What’s in a name?
The use of the phrase “Chinese Taipei” by the International Olympic Committee (IOC) and possibly for Taiwan’s next application to neither “join” nor “return” to the UN is both insulting to Taiwanese and a deliberate Sino/Taipei-centric fudge that excludes pretty much anyone outside Taipei. As the administration of President Ma Ying-jeou (馬英九) is keen on using this title, but also insists on the formal constitutional name — Republic of China — Taiwanese athletes can be forgiven if they are confused about exactly which country or region they will be representing at the Olympic Games.
Furthermore, defining an entire geopolitical area by reference to a culture, or the name of one city in that area — e.g., “British London” — is problematic. Are we now to assume that residents in Taichung, Tainan, Kaohsiung, Taitung, Hualien, Ilan, Penghu, Kinmen, Matsu, Lanyu and Ludao are all Chinese and all nominally from Taipei? If we were to use the name of a city, then why not use “Chinese Taichung?”

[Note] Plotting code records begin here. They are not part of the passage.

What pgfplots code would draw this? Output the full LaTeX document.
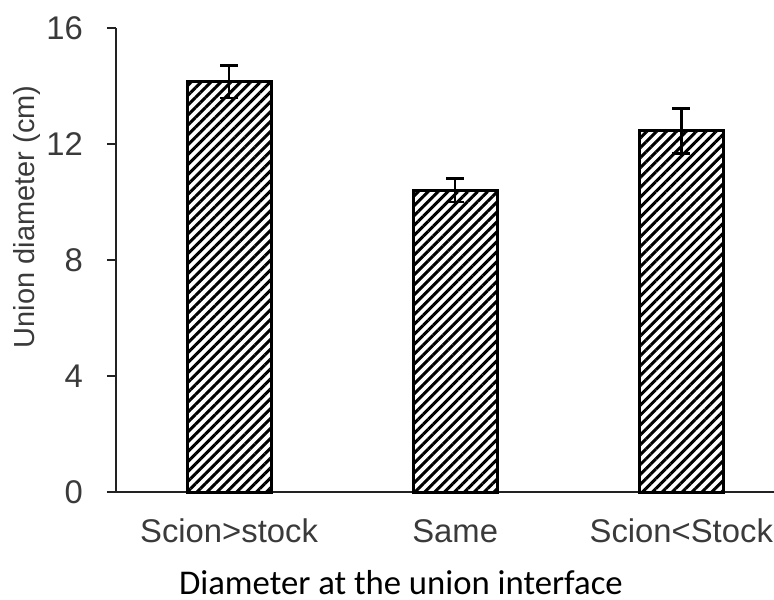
\documentclass[border=0pt]{standalone}
\usepackage{pgfplots}
\pgfplotsset{compat=1.18}
\usepackage{fontspec}
\setmainfont{Liberation Sans}
\newfontfamily\calibri{Carlito}
\usetikzlibrary{patterns.meta}
\definecolor{axisgrey}{HTML}{222222}
\definecolor{labgrey}{HTML}{3A3A3A}
\begin{document}
\begin{tikzpicture}
\begin{axis}[
  scale only axis,
  width=329bp, height=232bp,
  xmin=-0.5, xmax=2.41,
  ymin=0, ymax=16,
  axis x line=bottom, axis y line=left,
  axis line style={axisgrey, line width=1bp, -},
  x axis line style={shorten <=-4.5bp},
  xtick={0,1,2},
  xticklabels={Scion>stock, Same, Scion<Stock},
  major x tick style={draw=none},
  extra x ticks={-0.5,0.5,1.5},
  extra x tick labels={},
  extra x tick style={tick align=outside, major tick length=4bp, tick style={axisgrey, line width=1bp}},
  ytick={0,4,8,12,16},
  tick align=outside,
  major tick length=4.5bp,
  tick style={axisgrey, line width=1bp},
  /pgf/number format/assume math mode=true,
  ticklabel style={font=\fontsize{16.4bp}{19bp}\selectfont, text=labgrey},
  yticklabel style={xshift=-8.5bp},
  xticklabel style={anchor=base, yshift=-20.5bp},
  clip=false,
]
\addplot[ybar, bar width=42bp, draw=black, line width=1.5bp,
  pattern={Lines[angle=45, distance=3.5bp, line width=1.5bp]}, pattern color=black,
  error bars/.cd, y dir=both, y explicit,
  error bar style={black, line width=1.3bp},
  error mark options={rotate=90, mark size=4.5bp, line width=1.3bp, black}]
  coordinates {(0,14.15) +- (0,0.56) (1,10.40) +- (0,0.40) (2,12.45) +- (0,0.78)};
\node[xshift=-44.5bp, rotate=90, font=\fontsize{14.5bp}{17bp}\selectfont, text=labgrey]
  at (rel axis cs:0,0.593) {Union diameter (cm)};
\node[anchor=base, text depth=0pt, inner sep=0pt, font=\calibri\fontsize{17.35bp}{20bp}\selectfont]
  at (rel axis cs:0.433,0) [yshift=-51bp] {Diameter at the union interface};
\end{axis}
\pgfresetboundingbox
\path (-58bp,-54bp) rectangle (329bp,246bp);
\end{tikzpicture}
\end{document}
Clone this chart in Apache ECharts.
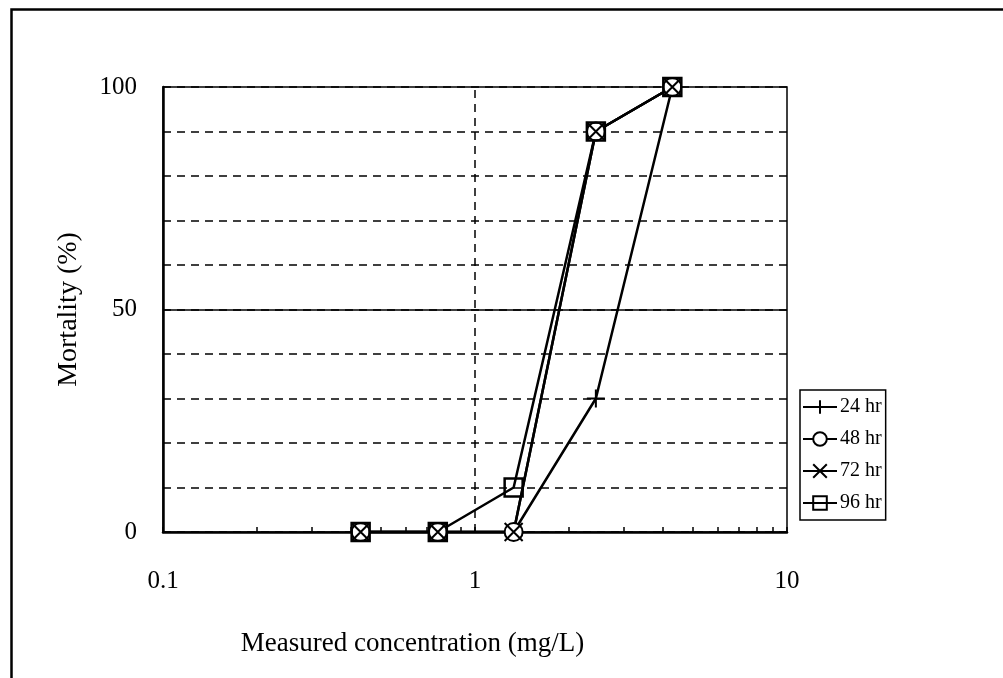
<!DOCTYPE html>
<html><head><meta charset="utf-8">
<script src="https://cdn.jsdelivr.net/npm/echarts@6/dist/echarts.min.js"></script>
<style>html,body{margin:0;padding:0;background:#fff}#c{width:1003px;height:678px}</style>
</head><body><div id="c"></div>
<script>
const concentrations = [0.43, 0.76, 1.33, 2.44, 4.29];
const mortality24 = [0, 0, 0, 30, 100];
const mortality48 = [0, 0, 0, 90, 100];
const mortality72 = [0, 0, 0, 90, 100];
const mortality96 = [0, 0, 10, 90, 100];
const seriesNames = ['24 hr', '48 hr', '72 hr', '96 hr'];
const xTickLabels = [0.1, 1, 10];
const yTickLabels = [0, 50, 100];
const xMinorTicks = [0.1,0.2,0.3,0.4,0.5,0.6,0.7,0.8,0.9,1,2,3,4,5,6,7,8,9,10];

const FONT = '"Liberation Serif", "DejaVu Serif", serif';
const plusPath = 'path://M5,0L5,10M0,5L10,5';
const crossPath = 'path://M0,0L10,10M10,0L0,10';

function pairs(ys){ return concentrations.map((x,i)=>[x, ys[i]]); }

const chart = echarts.init(document.getElementById('c'));
const baseSeries = (name, ys, symbol, extra) => Object.assign({
  name, type: 'line', data: pairs(ys), symbol, symbolSize: 18,
  lineStyle: {color: '#000', width: 2.5},
  itemStyle: {color: '#fff', borderColor: '#000', borderWidth: 2},
  emphasis: {disabled: true}, animation: false, z: 5
}, extra || {});

chart.setOption({
  backgroundColor: '#fff',
  animation: false,
  graphic: [{
    type: 'rect', left: 9, top: 7, shape: {width: 1200, height: 900},
    style: {fill: 'none', stroke: '#000', lineWidth: 2.5}, silent: true
  }],
  grid: {left: 163, top: 87, right: 216, bottom: 146, show: true,
    borderColor: '#000', borderWidth: 1.5, backgroundColor: 'transparent'},
  xAxis: {
    type: 'log', logBase: 10, min: 0.1, max: 10,
    name: 'Measured concentration (mg/L)', nameLocation: 'middle', nameGap: 98,
    nameTextStyle: {fontFamily: FONT, fontSize: 27, color: '#000', padding: [0, 125, 0, 0]},
    axisLine: {show: true, lineStyle: {color: '#000', width: 2.5}},
    axisTick: {show: true, inside: true, length: 5, customValues: xMinorTicks, lineStyle: {color: '#000', width: 1.5}},
    axisLabel: {customValues: xTickLabels, margin: 37, fontFamily: FONT, fontSize: 25, color: '#000',
      formatter: v => String(+v.toPrecision(3))},
    splitLine: {show: false}
  },
  yAxis: {
    type: 'value', min: 0, max: 100, interval: 10,
    name: 'Mortality (%)', nameLocation: 'middle', nameGap: 80,
    nameTextStyle: {fontFamily: FONT, fontSize: 28, color: '#000'},
    axisLine: {show: true, lineStyle: {color: '#000', width: 2.5}},
    axisTick: {show: false},
    axisLabel: {margin: 26, fontFamily: FONT, fontSize: 25, color: '#000',
      formatter: v => yTickLabels.indexOf(v) >= 0 ? String(v) : ''},
    splitLine: {show: true, lineStyle: {color: '#000', width: 1.5, type: [8, 6]}}
  },
  legend: {
    orient: 'vertical', left: 800, top: 390,
    data: seriesNames,
    borderColor: '#000', borderWidth: 1.5, padding: [7, 4, 7, 2],
    itemGap: 12, itemWidth: 34, itemHeight: 17,
    textStyle: {fontFamily: FONT, fontSize: 20, color: '#000', padding: [0, 0, 0, -2]},
    selectedMode: false
  },
  series: [
    baseSeries(seriesNames[0], mortality24, plusPath, {
      itemStyle: {color: 'none', borderColor: '#000', borderWidth: 2},
      markLine: {silent: true, symbol: 'none', label: {show: false}, animation: false,
        data: [
          {xAxis: 1, lineStyle: {color: '#000', width: 1.5, type: [8, 6]}},
          {yAxis: 50, lineStyle: {color: '#000', width: 1.5, type: 'solid'}}
        ]}
    }),
    baseSeries(seriesNames[1], mortality48, 'circle'),
    baseSeries(seriesNames[2], mortality72, crossPath, {
      itemStyle: {color: 'none', borderColor: '#000', borderWidth: 2}
    }),
    baseSeries(seriesNames[3], mortality96, 'rect', {
      itemStyle: {color: 'none', borderColor: '#000', borderWidth: 2.5}
    })
  ]
});
</script></body></html>
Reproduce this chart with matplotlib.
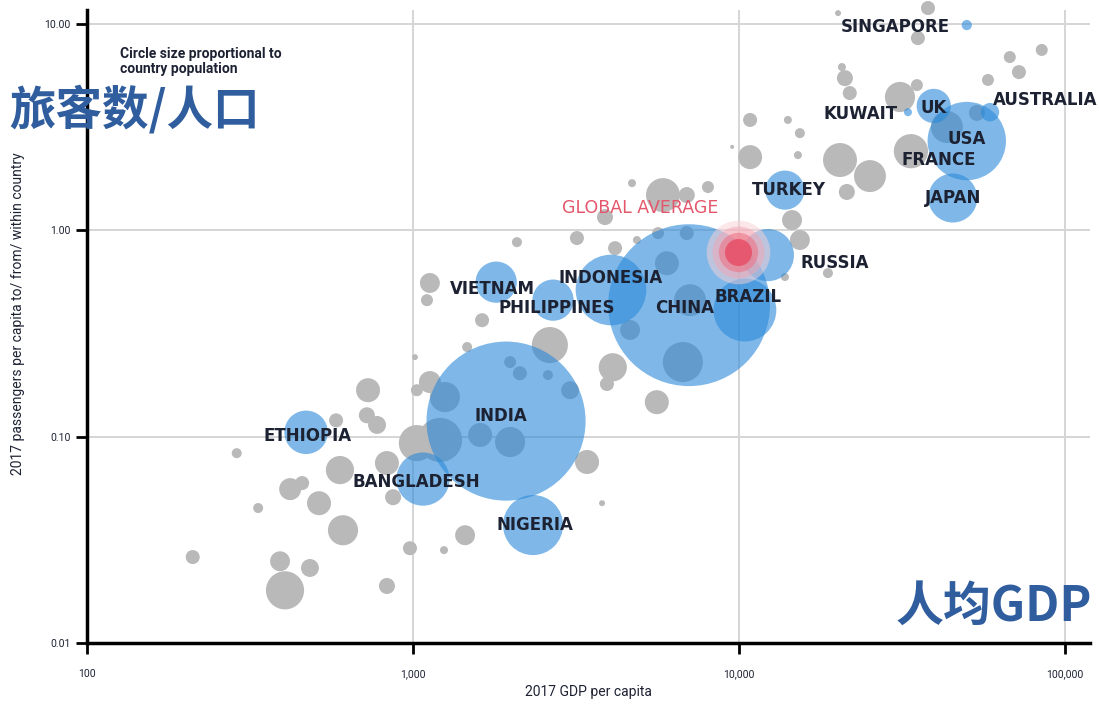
import numpy as np
import matplotlib
matplotlib.use("Agg")
import matplotlib.pyplot as plt
from matplotlib.ticker import FixedLocator, NullLocator

# highlighted countries: GDP per capita, passengers per capita, population (millions)
countries = ["CHINA", "INDIA", "INDONESIA", "BRAZIL", "RUSSIA", "NIGERIA", "BANGLADESH",
             "JAPAN", "PHILIPPINES", "ETHIOPIA", "VIETNAM", "TURKEY", "USA", "UK",
             "AUSTRALIA", "KUWAIT", "SINGAPORE"]
c_gdp = [7030, 1930, 4050, 10430, 12270, 2335, 1073,
         45300, 2690, 470, 1800, 13840, 50000, 39600,
         58900, 33000, 50000]
c_pax = [0.434, 0.119, 0.514, 0.411, 0.759, 0.0373, 0.0623,
         1.435, 0.459, 0.105, 0.561, 1.567, 2.71, 4.01,
         3.74, 3.74, 9.89]
c_pop = [1386, 1339, 264, 209, 144, 191, 150,
         127, 90, 100, 90, 81, 325, 62,
         18, 3.4, 5.6]

# label offsets in pixels (dx right, dy up) from the bubble centre
lab_dx = [-4, -5, 0, 3, 67, 2, -7, 0, 4, 1, -4, 4, 0, 0, 55, -47, -71]
lab_dy = [-3, 5, 12, 13, -8, 0, -3, 0, -8, -4, -7, 0, 2, -2, 12, -2, -2]

# other countries (grey)
g_gdp = [288, 420, 457, 515, 335, 211, 391, 483, 405, 597, 610, 728, 581, 722, 776, 832,
         869, 979, 1245, 1445, 832, 1028, 1127, 1028, 1127, 1104, 1629, 1014, 1466, 2084,
         3184, 2630, 4102, 3936, 5598, 3420, 3802, 4699, 5848, 6918, 8035, 3882, 4169, 4864,
         10820, 15170, 20420, 25230, 21430, 14550, 15380, 18750, 13840, 10820, 14130, 15380,
         9530, 38020, 35400, 20140, 20700, 21140, 21880, 31190, 35160, 67760, 84920, 72280,
         58070, 43450, 53700, 33700,
         1253, 1211, 1607, 1986, 1986, 2128, 2594, 3034,
         6012, 6918, 7079, 6730, 4634, 5649]
g_pax = [0.0832, 0.0557, 0.0596, 0.0476, 0.0451, 0.0261, 0.0249, 0.0231, 0.0180, 0.0689,
         0.0352, 0.168, 0.120, 0.127, 0.114, 0.0745, 0.0509, 0.0288, 0.0282, 0.0333, 0.0189,
         0.168, 0.184, 0.0931, 0.556, 0.459, 0.367, 0.243, 0.272, 0.877, 0.918, 0.278, 0.217,
         0.180, 0.147, 0.0754, 0.0476, 1.694, 1.483, 1.483, 1.622, 1.16, 0.820, 0.898,
         2.265, 2.317, 2.193, 1.833, 1.535, 1.122, 0.898, 0.621, 0.594, 3.43, 3.43, 2.96,
         2.54, 11.96, 8.55, 11.3, 6.19, 5.47, 4.63, 4.43, 5.06, 6.92, 7.49, 5.85,
         5.36, 3.17, 3.71, 2.42,
         0.1556, 0.0964, 0.1019, 0.0942, 0.230, 0.203, 0.199, 0.168,
         0.693, 0.970, 0.459, 0.230, 0.329, 0.970]
g_pop = [5.3, 25.6, 10.4, 30.5, 5.3, 10.4, 21, 17, 77, 42, 48, 30.5, 10.4, 13.6, 17, 30.5,
         13.6, 10.4, 3.4, 21, 13.6, 7.6, 25.6, 69, 21, 7.6, 10.4, 1.9, 5.3, 5.3,
         10.4, 69, 42, 10.4, 30.5, 30.5, 1.9, 3.4, 61, 13.6, 7.6, 13.6, 10.4, 3.4,
         30.5, 3.4, 61, 54, 13.6, 21, 21, 5.3, 3.4, 10.4, 3.4, 5.3,
         0.85, 10.4, 10.4, 1.9, 3.4, 13.6, 10.4, 48, 7.6, 7.6, 7.6, 10.4,
         7.6, 54, 13.6, 62,
         48, 103, 30.5, 48, 7.6, 10.4, 5.3, 17,
         30.5, 10.4, 54, 85, 21, 7.6]

global_gdp = 9930
global_pax = 0.785

x_ticks = [100, 1000, 10000, 100000]
x_tick_labels = ["100", "1,000", "10,000", "100,000"]
y_ticks = [0.01, 0.1, 1, 10]
y_tick_labels = ["0.01", "0.10", "1.00", "10.00"]

SIZE_PER_MILLION = 9.8  # marker area (pt^2) per million people

navy = "#1d2233"
blue = "#2a8ad9"
grey = "#b9b9b9"

fig = plt.figure(figsize=(10.99, 7.04), dpi=100)
ax = fig.add_axes([87 / 1099, 1 - 643 / 704, (1090 - 87) / 1099, (643 - 10) / 704])
ax.set_xscale("log")
ax.set_yscale("log")
ax.set_xlim(100, 119400)
ax.set_ylim(0.01, 11.7)

ax.scatter(g_gdp, g_pax, s=np.array(g_pop) * SIZE_PER_MILLION, color=grey,
           linewidths=0, zorder=2, clip_on=False)

order = np.argsort(c_pop)[::-1]
ax.scatter(np.array(c_gdp)[order], np.array(c_pax)[order],
           s=np.array(c_pop)[order] * SIZE_PER_MILLION, color=blue, alpha=0.6,
           linewidths=0, zorder=3)

# global average glow
for s, col, a in [(2100, "#f9d0d6", 0.5), (1400, "#f3a5b1", 0.5),
                  (800, "#ee7588", 0.6), (380, "#e8475f", 0.75)]:
    ax.scatter([global_gdp], [global_pax], s=s, color=col, alpha=a, linewidths=0, zorder=4)

lab_font = dict(ha="center", va="center", fontsize=12, fontweight="bold",
                family="DejaVu Sans", color=navy, zorder=6)
for name, x, y, dx, dy in zip(countries, c_gdp, c_pax, lab_dx, lab_dy):
    ax.annotate(name, (x, y), xytext=(dx * 0.72, dy * 0.72), textcoords="offset points",
                **lab_font)
ax.annotate("FRANCE", (33700, 2.42), xytext=(28 * 0.72, -9 * 0.72),
            textcoords="offset points", **lab_font)
ax.annotate("GLOBAL AVERAGE", (global_gdp, global_pax), xytext=(-98 * 0.72, 44 * 0.72),
            textcoords="offset points", ha="center", va="center", fontsize=12.5,
            family="DejaVu Sans", color="#e4566b", zorder=6)

ax.xaxis.set_major_locator(FixedLocator(x_ticks))
ax.xaxis.set_minor_locator(NullLocator())
ax.yaxis.set_major_locator(FixedLocator(y_ticks))
ax.yaxis.set_minor_locator(NullLocator())
ax.set_xticklabels(x_tick_labels, fontsize=7.5, color=navy, family="Roboto")
ax.set_yticklabels(y_tick_labels, fontsize=7.5, color=navy, family="Roboto")
ax.tick_params(axis="x", length=8, width=2, pad=11)
ax.tick_params(axis="y", length=8, width=2, pad=4)
ax.grid(True, color="#d5d5d5", linewidth=1.4, zorder=0)
ax.set_axisbelow(True)
for side in ["top", "right"]:
    ax.spines[side].set_visible(False)
for side in ["left", "bottom"]:
    ax.spines[side].set_linewidth(2.5)
    ax.spines[side].set_zorder(7)

ax.set_xlabel("2017 GDP per capita", fontsize=10, color=navy, family="Roboto", labelpad=4)
ax.set_ylabel("2017 passengers per capita to/ from/ within country", fontsize=10,
              color=navy, family="Roboto", labelpad=14)
ax.yaxis.label.set_y(0.52)

fig.text(120 / 1099, 1 - 47 / 704, "Circle size proportional to\ncountry population",
         fontsize=10, fontweight="bold", color=navy, family="Roboto",
         ha="left", va="top", linespacing=1.05)

cjk = ["Noto Sans CJK SC", "DejaVu Sans"]
fig.text(135 / 1099, 1 - 110 / 704, "旅客数/人口", fontsize=33.5, fontweight="bold",
         color="#2f5d9e", family=cjk, ha="center", va="center")
fig.text(994 / 1099, 1 - 606 / 704, "人均GDP", fontsize=34.5, fontweight="bold",
         color="#2f5d9e", family=cjk, ha="center", va="center")

fig.savefig("out.png", dpi=100)
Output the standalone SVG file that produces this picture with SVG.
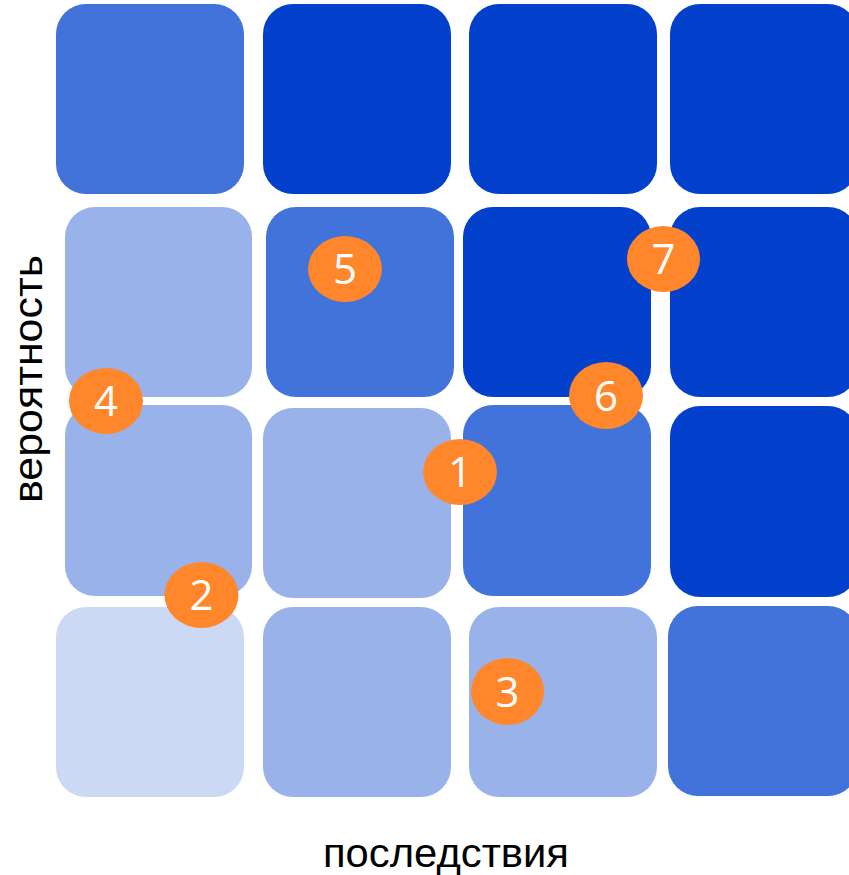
<svg xmlns="http://www.w3.org/2000/svg" width="849" height="875" viewBox="0 0 849 875">
<style>
.d{fill:#0341CD}
.m{fill:#4173DA}
.l{fill:#99B3EA}
.x{fill:#CBD9F4}
.o{fill:#FF862B}
.n{fill:#FFFFFF;font-family:"Open Sans","Liberation Sans",sans-serif;font-size:42px;text-anchor:middle}
.a{fill:#000000;font-family:"Liberation Sans","Open Sans",sans-serif;font-size:41px;text-anchor:middle}
</style>
<rect width="849" height="875" fill="#FFFFFF"/>
<g id="cells">
<g id="c00"><rect class="m" x="56" y="4" width="188" height="190" rx="30"/></g>
<g id="c01"><rect class="d" x="263" y="4" width="188" height="190" rx="30"/></g>
<g id="c02"><rect class="d" x="469" y="4" width="188" height="190" rx="30"/></g>
<g id="c03"><rect class="d" x="670" y="4" width="188" height="190" rx="30"/></g>
<g id="c10"><rect class="l" x="65" y="207" width="187" height="190" rx="30"/></g>
<g id="c11"><rect class="m" x="266" y="207" width="188" height="190" rx="30"/></g>
<g id="c12"><rect class="d" x="463" y="207" width="188" height="190" rx="30"/></g>
<g id="c13"><rect class="d" x="670" y="207" width="188" height="190" rx="30"/></g>
<g id="c20"><rect class="l" x="65" y="405" width="187" height="191" rx="30"/></g>
<g id="c21"><rect class="l" x="263" y="408" width="188" height="190" rx="30"/></g>
<g id="c22"><rect class="m" x="463" y="405" width="188" height="191" rx="30"/></g>
<g id="c23"><rect class="d" x="670" y="406" width="188" height="191" rx="30"/></g>
<g id="c30"><rect class="x" x="56" y="607" width="188" height="190" rx="30"/></g>
<g id="c31"><rect class="l" x="263" y="607" width="188" height="190" rx="30"/></g>
<g id="c32"><rect class="l" x="469" y="607" width="188" height="190" rx="30"/></g>
<g id="c33"><rect class="m" x="668" y="606" width="190" height="190" rx="30"/></g>
</g>
<g id="markers">
<g id="m1"><ellipse class="o" cx="460" cy="472" rx="37" ry="33"/><text class="n" x="460" y="487">1</text></g>
<g id="m2"><ellipse class="o" cx="201.5" cy="595" rx="37" ry="33"/><text class="n" x="201.5" y="610">2</text></g>
<g id="m3"><ellipse class="o" cx="507.5" cy="691.5" rx="36.5" ry="33.5"/><text class="n" x="507.5" y="706.5">3</text></g>
<g id="m4"><ellipse class="o" cx="106" cy="401" rx="37" ry="33"/><text class="n" x="106" y="416">4</text></g>
<g id="m5"><ellipse class="o" cx="345" cy="269" rx="37" ry="33"/><text class="n" x="345" y="284">5</text></g>
<g id="m6"><ellipse class="o" cx="606" cy="395.5" rx="37" ry="33.5"/><text class="n" x="606" y="410.5">6</text></g>
<g id="m7"><ellipse class="o" cx="663.5" cy="259" rx="36.5" ry="33"/><text class="n" x="663.5" y="274">7</text></g>
</g>
<g id="axes">
<text class="a" x="446" y="867" textLength="246" lengthAdjust="spacingAndGlyphs">последствия</text>
<text class="a" transform="translate(42 379) rotate(-90)" textLength="248" lengthAdjust="spacingAndGlyphs">вероятность</text>
</g>
</svg>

To call all people in Taiwan “Chinese” is also wildly inaccurate. Consequently, we should perhaps reformulate the name so that it will better reflect the diversity of cultures and languages in Taiwan. Thus “Austronesian Taidong,” “Hakka Hsinchu” and “Hoklo Tainan” would be equally valid.
While we’re at it, other labels should be changed as well. “Mainland China” could be changed to “Authoritarian Beijing,” Hong Kong to “Cantonese Kowloon” and the US to “Native Peoples’ Washington.”
Furthermore, given the Chinese Nationalist Party’s (KMT) new, Beijing-pleasing anti-Japanese attitude, we should simply refer to Japan as “them.”
More seriously, it is clear that while Ma and the KMT live on Taiwan they think in China, and every ridiculous attempt to avoid using the word Taiwan is just another nail in the coffin of the Taiwanese polity and its people. Despite this, the KMT may soon find out that it is neither them nor Beijing alone who will determine the future of this country, but rather the agent that still holds economic and physical suzerainty over Taiwan: the US.
As it remains in the interest of the US that Taiwan never achieve de jure statehood or unification with China, no amount of political goodwill, name changing, begging or pleading will move this country out of its ambiguous “status quo.”